I trained as a mechanical engineer, but never worked as one. I agree with @lilikoi that engine development heavily involves thermodynamics. The rest is fluid flow, electronics and materials science.
I wouldn’t reccommend going into aerospace. It’s a boom-and-bust industry dependant on military orders and the general economy for commercial orders. With the US nearing bankruptcy, I don’t expect to see many new military projects. With peak-oil reached and climate change, flying as a means of transport is going to decline as business travel and tourism decline.
The growth field in mechanical engineering is alternative energy. You have to know your thermo to do well in that. Have you passed your EIT exam?

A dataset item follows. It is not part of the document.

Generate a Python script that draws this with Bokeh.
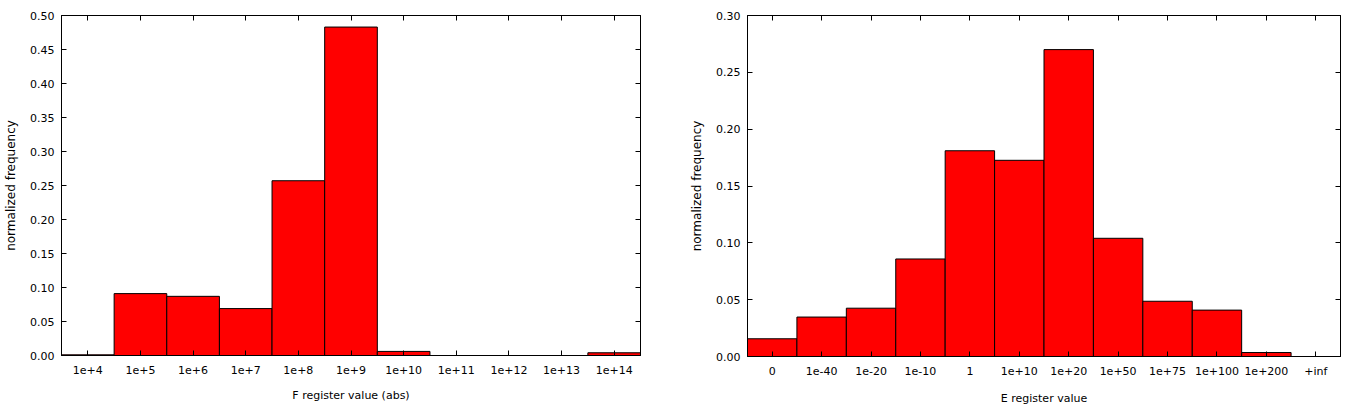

If you don’t lose the forest of the concepts in the trees of the math, you should be OK. For example, you might want to remember what Carnot efficiency is, even if you have a hard time working through the equations for a particular engine. You would be more interested in thrust and vibration for aerospace work.
But @stranger_in_a_strange_land has a good point. Aerospace rises and falls at the whim of the DoD and Congress. Right now, they’re eying ways to cut expenditures (Aerospace is a lot about aero and very little about space, and NASA is getting cut, too). I remember when the aircraft industry imploded in the late 1970s. A lot of engineers got laid off and never worked in the industry again.
thermodynamics is everywhere. You might not be dealing directly with familiar thermo concepts e.g. heat, work, entropy etc, but in fluid dynmamics you will use e.g. the bernoulli eqn.(thermodynamic equivalent for of fluid motion), in materials science you will be using Gibbs free energy concepts, solid state solutions stability and material phases, reaction kinetics (all thermo based or derived hence forth).
Thermo – being the basis of the description of forms and transfer of energy – will appear most places (or specialities) you look into in one form or another. Itd probably be best to push through and try and grasp the concepts.
I’ll be graduating with a degree in ME soon and if your school is like mine, keep in mind you’ll still have at least two more thermo-intensive courses such as heat & mass transfer and design of thermal systems.
@PrancingUrchin yeah i have another semester of thermo and a semester of heat transfer. i guess i’m just going to keep working on it and i’m hoping to get more and more comfortable with the material as time goes by.
@clioi Sometimes if you get “stuck” with a concept, having it explained in a different way can help. A different textbook, a video of a different lecturer, etc.